OP I understand how worried you must be in the situation. I think the 6 bed flat is a good idea, better than the 2 person flat.

However there is nothing to be gained from protesting - they must be pretty mature to have had a 3 year relationship.

My ex boss had a dd who went to uni with her boytfriend and moved in together in a flat. They are still together 1 year post graduation and are living in a flat together in London. So it can work out well.
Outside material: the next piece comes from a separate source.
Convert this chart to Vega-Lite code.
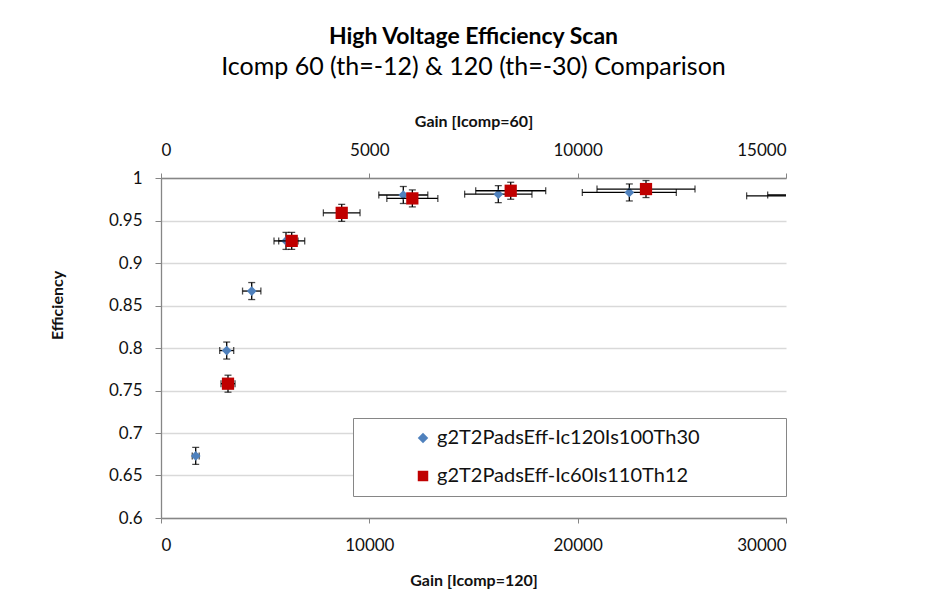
{
  "$schema": "https://vega.github.io/schema/vega-lite/v6.json",
  "width": 625,
  "height": 340,
  "autosize": "none",
  "padding": {"left": 161, "top": 178, "right": 148, "bottom": 89},
  "background": "white",
  "config": {
    "font": "Lato",
    "view": {"stroke": null},
    "axis": {
      "labelFont": "Lato",
      "titleFont": "Lato",
      "labelFontSize": 17,
      "titleFontSize": 16,
      "labelColor": "#111",
      "titleColor": "#111",
      "titleFontWeight": "bold",
      "domainColor": "#868686",
      "tickColor": "#868686",
      "gridColor": "#d9d9d9",
      "gridWidth": 1.3
    }
  },
  "title": {
    "text": "High Voltage Efficiency Scan",
    "subtitle": "Icomp 60 (th=-12) & 120 (th=-30) Comparison",
    "font": "Lato",
    "fontSize": 23,
    "fontWeight": "bold",
    "color": "#000",
    "subtitleFont": "Lato",
    "subtitleFontSize": 25,
    "subtitleColor": "#000",
    "subtitlePadding": 6,
    "anchor": "middle",
    "offset": 33
  },
  "datasets": {
    "ic120": [
      {"series": "g2T2PadsEff-Ic120Is100Th30", "gain": 1666, "eff": 0.673, "gainLo": 1500, "gainHi": 1832, "effLo": 0.663, "effHi": 0.683},
      {"series": "g2T2PadsEff-Ic120Is100Th30", "gain": 3154, "eff": 0.797, "gainLo": 2818, "gainHi": 3490, "effLo": 0.787, "effHi": 0.807},
      {"series": "g2T2PadsEff-Ic120Is100Th30", "gain": 4354, "eff": 0.867, "gainLo": 3914, "gainHi": 4794, "effLo": 0.857, "effHi": 0.877},
      {"series": "g2T2PadsEff-Ic120Is100Th30", "gain": 6000, "eff": 0.926, "gainLo": 5424, "gainHi": 6576, "effLo": 0.916, "effHi": 0.936},
      {"series": "g2T2PadsEff-Ic120Is100Th30", "gain": 11630, "eff": 0.980, "gainLo": 10454, "gainHi": 12806, "effLo": 0.970, "effHi": 0.990},
      {"series": "g2T2PadsEff-Ic120Is100Th30", "gain": 16190, "eff": 0.981, "gainLo": 14574, "gainHi": 17806, "effLo": 0.971, "effHi": 0.991},
      {"series": "g2T2PadsEff-Ic120Is100Th30", "gain": 22480, "eff": 0.983, "gainLo": 20224, "gainHi": 24736, "effLo": 0.973, "effHi": 0.993},
      {"series": "g2T2PadsEff-Ic120Is100Th30", "gain": 31230, "eff": 0.979, "gainLo": 28110, "gainHi": 34350, "effLo": 0.969, "effHi": 0.989}
    ],
    "ic60": [
      {"series": "g2T2PadsEff-Ic60Is110Th12", "gain": 1608, "eff": 0.758, "gainLo": 1440, "gainHi": 1776, "effLo": 0.748, "effHi": 0.768},
      {"series": "g2T2PadsEff-Ic60Is110Th12", "gain": 3137, "eff": 0.926, "gainLo": 2825, "gainHi": 3449, "effLo": 0.916, "effHi": 0.936},
      {"series": "g2T2PadsEff-Ic60Is110Th12", "gain": 4337, "eff": 0.959, "gainLo": 3897, "gainHi": 4777, "effLo": 0.949, "effHi": 0.969},
      {"series": "g2T2PadsEff-Ic60Is110Th12", "gain": 6032, "eff": 0.976, "gainLo": 5420, "gainHi": 6644, "effLo": 0.966, "effHi": 0.986},
      {"series": "g2T2PadsEff-Ic60Is110Th12", "gain": 8393, "eff": 0.985, "gainLo": 7553, "gainHi": 9233, "effLo": 0.975, "effHi": 0.995},
      {"series": "g2T2PadsEff-Ic60Is110Th12", "gain": 11640, "eff": 0.987, "gainLo": 10464, "gainHi": 12816, "effLo": 0.977, "effHi": 0.997},
      {"series": "g2T2PadsEff-Ic60Is110Th12", "gain": 16180, "eff": 0.980, "gainLo": 14560, "gainHi": 17800, "effLo": 0.970, "effHi": 0.990}
    ]
  },
  "layer": [
    {
      "data": {"name": "ic120"},
      "mark": {"type": "rule", "clip": true, "color": "#000", "strokeWidth": 1.3},
      "encoding": {
        "x": {"field": "gainLo", "type": "quantitative", "scale": {"domain": [0, 30000]}, "axis": null},
        "x2": {"field": "gainHi"},
        "y": {"field": "eff", "type": "quantitative", "scale": {"domain": [0.6, 1]}, "axis": null}
      }
    },
    {
      "data": {"name": "ic120"},
      "mark": {"type": "rule", "clip": true, "color": "#000", "strokeWidth": 1.3},
      "encoding": {
        "x": {"field": "gain", "type": "quantitative", "scale": {"domain": [0, 30000]}, "axis": null},
        "y": {"field": "effLo", "type": "quantitative", "axis": null},
        "y2": {"field": "effHi"}
      }
    },
    {
      "data": {"name": "ic120"},
      "mark": {"type": "tick", "clip": true, "color": "#000", "orient": "vertical", "size": 7, "thickness": 1.3},
      "encoding": {
        "x": {"field": "gainLo", "type": "quantitative", "scale": {"domain": [0, 30000]}, "axis": null},
        "y": {"field": "eff", "type": "quantitative", "axis": null}
      }
    },
    {
      "data": {"name": "ic120"},
      "mark": {"type": "tick", "clip": true, "color": "#000", "orient": "vertical", "size": 7, "thickness": 1.3},
      "encoding": {
        "x": {"field": "gainHi", "type": "quantitative", "scale": {"domain": [0, 30000]}, "axis": null},
        "y": {"field": "eff", "type": "quantitative", "axis": null}
      }
    },
    {
      "data": {"name": "ic120"},
      "mark": {"type": "tick", "clip": true, "color": "#000", "orient": "horizontal", "size": 7, "thickness": 1.3},
      "encoding": {
        "x": {"field": "gain", "type": "quantitative", "scale": {"domain": [0, 30000]}, "axis": null},
        "y": {"field": "effLo", "type": "quantitative", "axis": null}
      }
    },
    {
      "data": {"name": "ic120"},
      "mark": {"type": "tick", "clip": true, "color": "#000", "orient": "horizontal", "size": 7, "thickness": 1.3},
      "encoding": {
        "x": {"field": "gain", "type": "quantitative", "scale": {"domain": [0, 30000]}, "axis": null},
        "y": {"field": "effHi", "type": "quantitative", "axis": null}
      }
    },
    {
      "data": {"name": "ic120"},
      "mark": {"type": "point", "clip": true, "filled": true, "opacity": 1, "size": 95},
      "encoding": {
        "x": {
          "field": "gain", "type": "quantitative", "scale": {"domain": [0, 30000]},
          "axis": {"orient": "bottom", "title": "Gain [Icomp=120]", "values": [0, 10000, 20000, 30000], "format": "d", "grid": false, "tickSize": 5, "labelPadding": 14, "titlePadding": 19, "domainWidth": 1.3}
        },
        "y": {
          "field": "eff", "type": "quantitative",
          "axis": {"title": "Efficiency", "values": [0.6, 0.65, 0.7, 0.75, 0.8, 0.85, 0.9, 0.95, 1], "format": "~g", "grid": true, "tickSize": 6, "labelPadding": 13, "titlePadding": 43, "titleY": 127, "domainWidth": 1.3}
        },
        "color": {
          "field": "series", "type": "nominal",
          "scale": {"domain": ["g2T2PadsEff-Ic120Is100Th30", "g2T2PadsEff-Ic60Is110Th12"], "range": ["#4f81bd", "#c00000"]},
          "legend": {
            "title": "\u00a0", "titleOrient": "right", "titlePadding": 76, "titleFontSize": 4,
            "orient": "none", "legendX": 192, "legendY": 240,
            "labelFont": "Lato", "labelFontSize": 20, "labelColor": "#111", "labelLimit": 500,
            "strokeColor": "#868686", "fillColor": "white", "padding": 10, "rowPadding": 18,
            "symbolSize": 110, "symbolOffset": 50, "labelOffset": 4
          }
        },
        "shape": {
          "field": "series", "type": "nominal",
          "scale": {"domain": ["g2T2PadsEff-Ic120Is100Th30", "g2T2PadsEff-Ic60Is110Th12"], "range": ["diamond", "square"]},
          "legend": {
            "title": "\u00a0", "titleOrient": "right", "titlePadding": 76, "titleFontSize": 4,
            "orient": "none", "legendX": 192, "legendY": 240,
            "labelFont": "Lato", "labelFontSize": 20, "labelColor": "#111", "labelLimit": 500,
            "strokeColor": "#868686", "fillColor": "white", "padding": 10, "rowPadding": 18,
            "symbolSize": 110, "symbolOffset": 50, "labelOffset": 4
          }
        }
      }
    },
    {
      "data": {"name": "ic60"},
      "mark": {"type": "rule", "clip": true, "color": "#000", "strokeWidth": 1.3},
      "encoding": {
        "x": {"field": "gainLo", "type": "quantitative", "scale": {"domain": [0, 15000]}, "axis": null},
        "x2": {"field": "gainHi"},
        "y": {"field": "eff", "type": "quantitative", "axis": null}
      }
    },
    {
      "data": {"name": "ic60"},
      "mark": {"type": "rule", "clip": true, "color": "#000", "strokeWidth": 1.3},
      "encoding": {
        "x": {"field": "gain", "type": "quantitative", "scale": {"domain": [0, 15000]}, "axis": null},
        "y": {"field": "effLo", "type": "quantitative", "axis": null},
        "y2": {"field": "effHi"}
      }
    },
    {
      "data": {"name": "ic60"},
      "mark": {"type": "tick", "clip": true, "color": "#000", "orient": "vertical", "size": 7, "thickness": 1.3},
      "encoding": {
        "x": {"field": "gainLo", "type": "quantitative", "scale": {"domain": [0, 15000]}, "axis": null},
        "y": {"field": "eff", "type": "quantitative", "axis": null}
      }
    },
    {
      "data": {"name": "ic60"},
      "mark": {"type": "tick", "clip": true, "color": "#000", "orient": "vertical", "size": 7, "thickness": 1.3},
      "encoding": {
        "x": {"field": "gainHi", "type": "quantitative", "scale": {"domain": [0, 15000]}, "axis": null},
        "y": {"field": "eff", "type": "quantitative", "axis": null}
      }
    },
    {
      "data": {"name": "ic60"},
      "mark": {"type": "tick", "clip": true, "color": "#000", "orient": "horizontal", "size": 7, "thickness": 1.3},
      "encoding": {
        "x": {"field": "gain", "type": "quantitative", "scale": {"domain": [0, 15000]}, "axis": null},
        "y": {"field": "effLo", "type": "quantitative", "axis": null}
      }
    },
    {
      "data": {"name": "ic60"},
      "mark": {"type": "tick", "clip": true, "color": "#000", "orient": "horizontal", "size": 7, "thickness": 1.3},
      "encoding": {
        "x": {"field": "gain", "type": "quantitative", "scale": {"domain": [0, 15000]}, "axis": null},
        "y": {"field": "effHi", "type": "quantitative", "axis": null}
      }
    },
    {
      "data": {"name": "ic60"},
      "mark": {"type": "point", "clip": true, "filled": true, "opacity": 1, "size": 150},
      "encoding": {
        "x": {
          "field": "gain", "type": "quantitative", "scale": {"domain": [0, 15000]},
          "axis": {"orient": "top", "title": "Gain [Icomp=60]", "values": [0, 5000, 10000, 15000], "format": "d", "grid": false, "tickSize": 5, "labelPadding": 14, "titlePadding": 12, "domainWidth": 1.3}
        },
        "y": {"field": "eff", "type": "quantitative", "axis": null},
        "color": {"field": "series", "type": "nominal"},
        "shape": {"field": "series", "type": "nominal"}
      }
    }
  ],
  "resolve": {"scale": {"x": "independent"}, "axis": {"y": "independent"}}
}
LouLouTwo · 24/03/2010 17:35

Just wanted to say thank you so much to everybody who has posted here, the things you have said are pretty much the things which have been going round in my head, it's good to hear that the definite consensus is to let things be and be there if it all goes wrong...also good to hear stories of young love which has stood the test of time. Somebody said that the 'should we let them' attitude needs rethinking - I think you are right and I definitely have to accept that it's not a case of 'letting' any more, it's not easy though!! It wouldn't get me anywhere even if I tried it, would only drive her away or into secrecy I expect.
I do feel a lot better just for having had this discussion (was starting to falling in to the usual Am I a bad mother if I accept it? Or a bad mother if I do nothing about it? syndrome) so thanks again all.

OP posts:
BritFish · 30/03/2010 14:38

just wanted to add that generally, first years have uni accomodation and then are encouraged to look again in the second years for private accomodation, so much changes in the first year, they may choose to go their seperate ways first year.
and a 6 bed flat is a great idea, try and get the 'flat parties' idea across to her...no student can resist haha!

mumeeee · 01/04/2010 11:16

We wouldn't like it. But as they are both over 18 they are adults and can make thier own decisions. You can advise them ,but in the end you just have to let them do what they want.